Search code examples
djangopostgresqlfull-text-searchfuzzy-search

Inexact full-text search in PostgreSQL and Django


I'm new to PostgreSQL, and I'm not sure how to go about doing an inexact full-text search. Not that it matters too much, but I'm using Django. In other words, I'm looking for something like the following:

q = 'hello world'
queryset = Entry.objects.extra(
    where=['body_tsv @@ plainto_tsquery(%s)'], 
    params=[q])
for entry in queryset:
    print entry.title

where I the list of entries should contain either exactly 'hello world', or something similar. The listings should then be ordered according to how far away their value is from the specified string. For instance, I would like the query to include entries containing "Hello World", "hEllo world", "helloworld", "hell world", etc., with some sort of ranking indicating how far away each item is from the perfect, unchanged query string.

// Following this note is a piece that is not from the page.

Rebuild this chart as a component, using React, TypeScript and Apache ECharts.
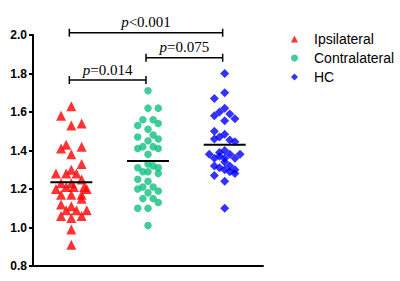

How would you go about doing this?


Solution

  • Your best bet is to use Django raw querysets, I use it with MySQL to perform full text matching. If the data is all in the database and Postgres provides the matching capability then it makes sense to use it. Plus Postgres offers some really useful things in terms of stemming etc with full text queries.

    Basically it lets you write the actual query you want yet returns models (as long as you are querying a model table obviously).

    The advantage this gives you is that you can test the exact query you will be using first in Postgres, the documentation covers full text queries pretty well.

    The main gotcha with raw querysets at the moment is they don't support count. So if you will be returning lots of data and have memory constraints on your application you might need to do something clever.


    "Inexact" matching however isn't really part of the full text searching capabilities. Instead you want the postgres fuzzystrmatch contrib module. It's use is described here with indexes.